For now, life is good.  This chapter is still very new to me, and I’m very much finding my feet.  I’ve put on weight since my arrival, hence my desire to jog, and knowing that I won’t be able to afford to join a gym until possibly later in the year, I’m going to have to rely on my own resources and free exercise such as jogging and walking, in the tree-lined areas close to where I live and work.  By the end of September, I will have graduated from university, signaling the true end of the previous chapter of my life; potentially have secured a permanent job, and have made myself financially stable.  All the key ingredients for the basis of a happy life, on which I can build the foundations of the me I’ve wanted to become.  Please join me as the journey continues.  I’ve missed talking to you guys.

 

 

The Twelve-Week Challenge: Day 23

In light of the bombings that took place at the finish line of the Boston Marathon yesterday, I feel like perhaps I shouldn’t be talking about my problems here.  After all, in the grand scheme of things, finishing a degree and deciding what I’m going to do with my life afterwards is irrelevant.  There are people who won’t be going home, or for whom life has changed forever.  But it is precisely for those people why I am going to continue to write this blog, as trivial as it may be in the universe that we live in.

The events of yesterday prove that life is short.  Unexpected events can take loved ones from us.  There is evil out there seeking to destroy what we know and believe in.  Even more reason to live your life, and live it like there’s no tomorrow.

I co-host a radio show called The American Dream Team, for a community radio station called Siren FM.  Normally our show is fairly lighthearted, while bringing listeners the latest in American news, events and the best eclectic mix of music around.  Nobody can go from Carly Rae Jepson to Stevie Wonder like we can.  Today’s show, however, had to be different.  While we usually do lighthearted, today called for something much more sombre.  So, with help from some of Siren’s more senior members, including Managing Editor Andrew David and Programme Leader for the BA (Hons) Journalism at the University of Lincoln Deborah Wilson, also a producer for Siren, myself, my co-host, Jack Harrison and our Social Media Ambassador, Ben Steele, presented a two-hour news special, focussing on the Boston bombings.  We brought listeners the latest updates, as well as  interviews with several people, an American academic whose specialism is Communications, a social media specialist, a Lincoln academic visiting the US and a most poignant interview with a woman who was stood a block and a half away, waiting for her husband to finish the marathon when the explosion took place.  He got to 25 and a half miles, but thankfully was able to collect his medal, and return home to North Carolina.  Some people were not so lucky.

While the preparation and presentation of the show was more pressurised today than what we are normally used to, I enjoyed it.  While I’m not sure that I’d like to be doing that full-time, I now know that when I write “working under pressure” on my CV, that I can actually do it.

Upon my return home, my housemates had just eaten, and were still sat around the table when I arrived.  I filled my plate with food, and started to eat.  Then I told them of my intention to visit London on Thursday to view a flatshare; having decided today that I must take the risk to move to London in order to find temporary work, having been told straight out that this was the case by a London recruiter earlier today.

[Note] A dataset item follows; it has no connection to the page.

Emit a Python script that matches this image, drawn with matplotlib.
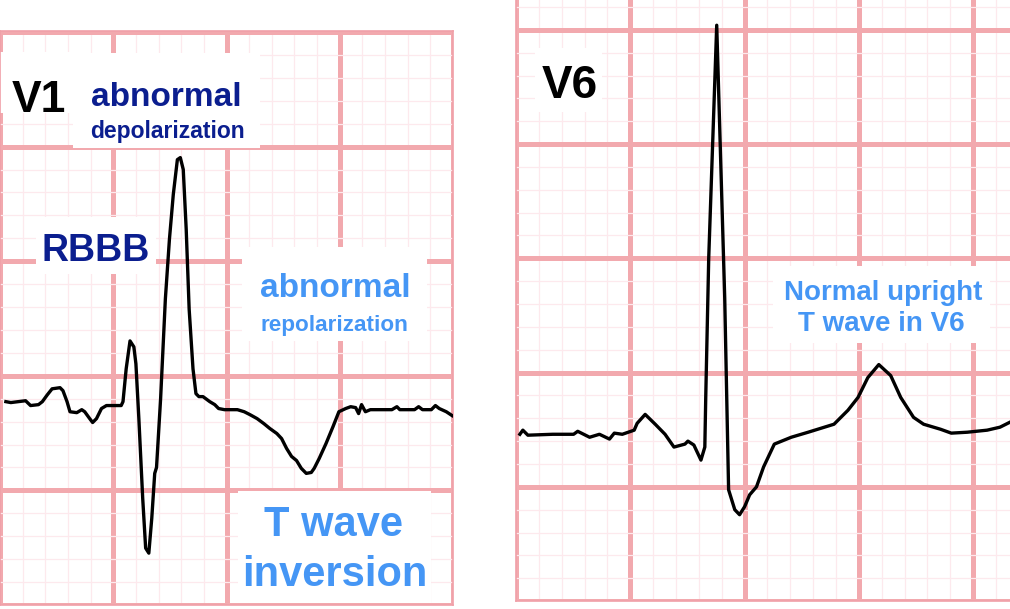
import matplotlib
matplotlib.use("Agg")
import matplotlib.pyplot as plt
from matplotlib.patches import Rectangle
import numpy as np

plt.rcParams['font.family'] = ['Liberation Sans', 'DejaVu Sans']

# ECG traces, in mm of ECG paper (1 small box = 1 mm)
v1_x = [0.26, 0.48, 1.13, 1.35, 1.70, 1.87, 2.09, 2.30, 2.65, 2.78, 2.96, 3.09, 3.39, 3.61,
        3.74, 3.96, 4.09, 4.26, 4.48, 4.70, 5.35, 5.43, 5.57, 5.74, 5.91, 6.00, 6.13, 6.30,
        6.43, 6.57, 6.70, 6.83, 6.91, 7.09, 7.30, 7.48, 7.65, 7.83, 7.96, 8.09, 8.22, 8.35,
        8.52, 8.65, 8.78, 8.96, 9.26, 9.48, 9.65, 9.91, 10.48, 10.78, 11.04, 11.35, 11.65,
        11.91, 12.22, 12.43, 12.65, 12.87, 13.09, 13.30, 13.52, 13.74, 13.87, 14.09, 14.39,
        14.70, 14.96, 15.26, 15.48, 15.70, 15.83, 15.96, 16.13, 16.35, 16.78, 17.30, 17.52,
        17.65, 18.30, 18.48, 18.65, 19.04, 19.22, 19.39, 19.70, 19.96]
v1_y = [8.87, 8.83, 8.91, 8.70, 8.74, 8.87, 9.17, 9.43, 9.48, 9.35, 8.87, 8.43, 8.39, 8.52,
        8.43, 8.13, 7.96, 8.13, 8.57, 8.70, 8.70, 8.87, 10.30, 11.52, 11.26, 10.52, 8.13, 4.65,
        2.48, 2.26, 3.78, 5.74, 6.00, 9.00, 13.35, 15.96, 17.91, 19.43, 19.52, 19.00, 16.39, 12.91,
        10.30, 9.22, 9.09, 9.09, 8.87, 8.74, 8.57, 8.52, 8.52, 8.43, 8.30, 8.13, 7.91,
        7.70, 7.48, 7.26, 6.83, 6.48, 6.30, 5.96, 5.74, 5.78, 5.96, 6.39, 7.04,
        7.78, 8.43, 8.57, 8.65, 8.61, 8.35, 8.74, 8.43, 8.52, 8.52, 8.52, 8.65,
        8.52, 8.52, 8.65, 8.52, 8.52, 8.70, 8.57, 8.43, 8.26]

v6_x = [0.17, 0.30, 0.52, 1.61, 2.52, 2.70, 3.22, 3.65, 4.09, 4.30, 4.65, 5.17, 5.30, 5.65,
        6.09, 6.52, 6.91, 7.39, 7.52, 7.78, 8.09, 8.26, 8.30, 8.43, 8.78, 9.13, 9.30, 9.57,
        9.78, 10.00, 10.22, 10.52, 10.83, 11.30, 12.04, 12.78, 13.91, 14.52, 14.96, 15.39,
        15.87, 16.39, 16.83, 17.39, 17.83, 18.57, 19.04, 19.74, 20.61, 21.17, 21.61]
v6_y = [7.30, 7.48, 7.26, 7.30, 7.30, 7.43, 7.17, 7.30, 7.09, 7.35, 7.30, 7.48, 7.78, 8.17,
        7.74, 7.30, 6.74, 6.87, 7.00, 6.83, 6.17, 6.74, 8.91, 15.00, 25.20, 13.26, 4.87, 4.00,
        3.78, 4.13, 4.65, 5.00, 5.87, 6.87, 7.17, 7.39, 7.74, 8.35, 8.91, 9.78,
        10.35, 9.87, 8.91, 8.04, 7.74, 7.52, 7.35, 7.39, 7.48, 7.61, 7.83]

NAVY = '#0b1e8f'
LIGHT = '#4596f5'
MAJOR = '#f2a9ae'
MINOR = '#fde9ed'

fig = plt.figure(figsize=(10.1, 6.09), dpi=100)
W, H = 1010.0, 609.0
PX = 23.0  # pixels per mm


def panel(x0_px, y0_px, xlim, ylim, spines):
    # x0_px, y0_px: pixel position of the paper origin (mm 0,0), y from top
    left = (x0_px + xlim[0] * PX) / W
    bottom = (H - y0_px + ylim[0] * PX) / H
    ax = fig.add_axes([left, bottom, (xlim[1] - xlim[0]) * PX / W, (ylim[1] - ylim[0]) * PX / H])
    ax.set_xlim(xlim)
    ax.set_ylim(ylim)
    ax.set_xticks(np.arange(0, xlim[1] + 0.1, 5))
    ax.set_yticks(np.arange(0, ylim[1] + 0.1, 5))
    ax.set_xticks(np.arange(0, xlim[1] + 0.1, 1), minor=True)
    ax.set_yticks(np.arange(0, ylim[1] + 0.1, 1), minor=True)
    ax.grid(which='minor', color=MINOR, lw=0.9)
    ax.grid(which='major', color=MAJOR, lw=3.6)
    ax.set_axisbelow(True)
    ax.tick_params(which='both', length=0, labelbottom=False, labelleft=False)
    for s in ax.spines:
        ax.spines[s].set_visible(s in spines)
        ax.spines[s].set_color('#f0a0a8')
        ax.spines[s].set_linewidth(1.2)
    return ax


def white_box(ax, x0, x1, y0, y1):
    ax.add_patch(Rectangle((x0, y0), x1 - x0, y1 - y0, facecolor='white', edgecolor='none', zorder=1))


# left panel: V1
ax1 = panel(-6, 607, (0.26, 19.96), (0.09, 25.04), ['left', 'right', 'top', 'bottom'])
white_box(ax1, 0.0, 3.22, 21.48, 24.13)
white_box(ax1, 3.22, 11.48, 19.96, 24.09)
white_box(ax1, 1.57, 6.87, 14.43, 16.91)
white_box(ax1, 10.70, 18.87, 11.52, 15.61)
white_box(ax1, 10.52, 19.04, 0.09, 4.96)
ax1.plot(v1_x, v1_y, color='black', lw=2.4, solid_joinstyle='round', zorder=3)

ax1.text(1.70, 21.5, 'V1', color='black', fontsize=32, fontweight='bold', ha='center', va='baseline', zorder=4)
ax1.text(7.35, 21.78, 'abnormal', color=NAVY, fontsize=24, fontweight='bold', ha='center', va='baseline', zorder=4)
ax1.text(7.37, 20.39, 'depolarization', color=NAVY, fontsize=16.5, fontweight='bold', ha='center', va='baseline', zorder=4)
ax1.text(4.24, 15.0, 'RBBB', color=NAVY, fontsize=27, fontweight='bold', ha='center', va='baseline', zorder=4)
ax1.text(14.78, 13.43, 'abnormal', color=LIGHT, fontsize=24, fontweight='bold', ha='center', va='baseline', zorder=4)
ax1.text(14.78, 11.96, 'repolarization', color=LIGHT, fontsize=16.2, fontweight='bold', ha='center', va='baseline', zorder=4)
ax1.text(14.72, 3.0, 'T wave', color=LIGHT, fontsize=30, fontweight='bold', ha='center', va='baseline', zorder=4)
ax1.text(14.76, 0.83, 'inversion', color=LIGHT, fontsize=30, fontweight='bold', ha='center', va='baseline', zorder=4)

# right panel: V6
ax2 = panel(513, 605, (0.13, 21.6), (0.17, 26.3), ['left', 'bottom'])
white_box(ax2, 0.83, 3.78, 21.39, 24.22)
white_box(ax2, 11.26, 20.74, 11.30, 14.65)
ax2.plot(v6_x, v6_y, color='black', lw=2.4, solid_joinstyle='round', zorder=3)

ax2.text(2.33, 22.0, 'V6', color='black', fontsize=33, fontweight='bold', ha='center', va='baseline', zorder=4)
ax2.text(16.04, 13.17, 'Normal upright', color=LIGHT, fontsize=20, fontweight='bold', ha='center', va='baseline', zorder=4)
ax2.text(16.0, 11.83, 'T wave in V6', color=LIGHT, fontsize=20, fontweight='bold', ha='center', va='baseline', zorder=4)

fig.savefig('out.png', dpi=100, facecolor='white')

They were concerned about my moving to London without a job.  Would I definitely get a job?  What if I didn’t?  What about the fact that I have four assignments to do before May 3rd?  While I had stayed calm and collected at Siren, the pressure of today’s show, on top of the pressure I’ve felt for months about finishing my degree and my future life afterwards, hit me and I burst into tears.

I have a lot of worries about the coming weeks, from finding a job to finding an apartment, having enough money to pay bills and having the right place for me and The Bish to live, with the right people.  The Bish was sat in my bedroom window, which looks out onto the street, waiting for me to come home tonight.  His disgust at my lateness (a drink was necessary at the pub after the show) was marked by the fact he had sat his royal black ass on my only pair of white shorts, which I’d dug out ready for summer.

But tonight I feel grateful to have these worries.  There are people in Boston who won’t be going home to loved ones, or who won’t be returning to the pet that waits anxiously for their return.  There are many people who have been seriously injured, and may never walk again.  It is for them that I continue this challenge to find some peace in my life and follow my dreams.  Some may never get that chance.